Sensory and routine considerations. Many autistic people have sensory sensitivities and strong preferences for routine. CNM introduces scheduling variability, unexpected guests in shared spaces, and the social demands of meeting new people. For some autistic people, these are manageable with explicit planning; for others, they're more significantly taxing.

Social scripting gaps. CNM involves social situations, meeting metamours, navigating polycule gatherings, managing disclosure, for which there are no established social scripts. Autistic people who rely on scripted social patterns may find these unscripted situations more effortful than neurotypical CNM practitioners do.

What helps across both

Explicit communication is both a CNM requirement and a neurodivergent advantage. The expectation to say what you need, ask for what you want, and negotiate openly rather than relying on implicit understanding plays to strengths that many neurodivergent people have developed out of necessity.

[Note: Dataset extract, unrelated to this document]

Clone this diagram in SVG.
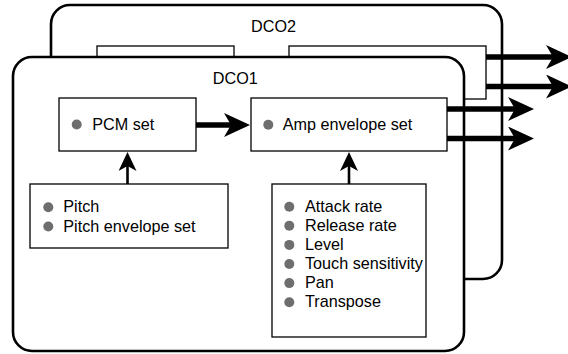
<svg xmlns="http://www.w3.org/2000/svg" width="568" height="354" viewBox="0 0 568 354">
  <style>
    .frame { fill: #ffffff; stroke: #000000; stroke-width: 2.6; }
    .box { fill: #ffffff; stroke: #000000; stroke-width: 1.3; }
    .t { font-family: "Liberation Sans", Arial, Helvetica, sans-serif; font-size: 16.2px; fill: #000000; }
    .title { text-anchor: middle; }
    .dot { fill: #6e6e6e; }
    .thick { stroke: #000000; stroke-width: 5.5; fill: none; marker-end: url(#bigHead); }
    .thin { stroke: #000000; stroke-width: 2.6; fill: none; marker-end: url(#smallHead); }
  </style>
  <defs>
    <marker id="bigHead" viewBox="0 0 26 24" refX="12" refY="12" markerWidth="26" markerHeight="24" markerUnits="userSpaceOnUse" orient="auto">
      <path d="M0,0 L26,12 L0,24 L7,12 Z" fill="#000000"/>
    </marker>
    <marker id="smallHead" viewBox="0 0 19 18" refX="9" refY="9" markerWidth="19" markerHeight="18" markerUnits="userSpaceOnUse" orient="auto">
      <path d="M0,0 L19,9 L0,18 L5,9 Z" fill="#000000"/>
    </marker>
  </defs>

  <!-- DCO2 (behind) -->
  <g id="dco2">
    <rect class="frame" x="51" y="5" width="451" height="274" rx="19" ry="19"/>
    <text class="t title" x="273.5" y="32">DCO2</text>
    <rect class="box" x="97" y="46" width="137" height="53"/>
    <rect class="box" x="289" y="46" width="197" height="53"/>
  </g>

  <g id="dco2-connectors">
    <line class="thick" x1="486" y1="57" x2="558" y2="57"/>
    <line class="thick" x1="486" y1="86.5" x2="558" y2="86.5"/>
  </g>

  <!-- DCO1 (front) -->
  <g id="dco1">
    <rect class="frame" x="13" y="57" width="451" height="294" rx="19" ry="19"/>
    <text class="t title" x="235.3" y="84">DCO1</text>
  </g>

  <g id="pcm-set">
    <rect class="box" x="59" y="98" width="137" height="53"/>
    <circle class="dot" cx="76.7" cy="124.5" r="5"/>
    <text class="t" x="92.3" y="129.6">PCM set</text>
  </g>

  <g id="amp-envelope-set">
    <rect class="box" x="251" y="98" width="196" height="53"/>
    <circle class="dot" cx="268.3" cy="124.8" r="5"/>
    <text class="t" x="282.7" y="129.8">Amp envelope set</text>
  </g>

  <g id="pitch-params">
    <rect class="box" x="30" y="184" width="198" height="64"/>
    <circle class="dot" cx="48.3" cy="207.3" r="5"/>
    <text class="t" x="63.3" y="212.3">Pitch</text>
    <circle class="dot" cx="48.3" cy="226.5" r="5"/>
    <text class="t" x="63.3" y="231.5">Pitch envelope set</text>
  </g>

  <g id="amp-params">
    <rect class="box" x="272" y="184" width="154" height="153"/>
    <circle class="dot" cx="289.3" cy="206.7" r="5"/>
    <text class="t" x="305" y="211.7">Attack rate</text>
    <circle class="dot" cx="289.3" cy="225.8" r="5"/>
    <text class="t" x="305" y="230.8">Release rate</text>
    <circle class="dot" cx="289.3" cy="244.9" r="5"/>
    <text class="t" x="305" y="249.9">Level</text>
    <circle class="dot" cx="289.3" cy="264" r="5"/>
    <text class="t" x="305" y="269">Touch sensitivity</text>
    <circle class="dot" cx="289.3" cy="283.1" r="5"/>
    <text class="t" x="305" y="288.1">Pan</text>
    <circle class="dot" cx="289.3" cy="302.2" r="5"/>
    <text class="t" x="305" y="307.2">Transpose</text>
  </g>

  <g id="connectors">
    <line class="thick" x1="196" y1="125" x2="236" y2="125"/>
    <line class="thick" x1="447" y1="109" x2="520" y2="109"/>
    <line class="thick" x1="447" y1="138.5" x2="520" y2="138.5"/>
    <line class="thin" x1="127.5" y1="184" x2="127.5" y2="162"/>
    <line class="thin" x1="349" y1="184" x2="349" y2="162"/>
  </g>
</svg>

Partners who understand the specific neurodivergent mechanisms involved, rather than interpreting executive function failures or sensory overload as character flaws or disrespect, make CNM significantly more manageable. Being explicit about your neurodivergence and what it specifically produces in the CNM context, rather than hoping partners will figure it out, tends to produce better partnership.

CNM communities increasingly have explicit neurodivergent representation and are generally more accommodating of non-standard communication styles than many other social environments. Finding community where this is understood rather than compensated for makes a meaningful difference.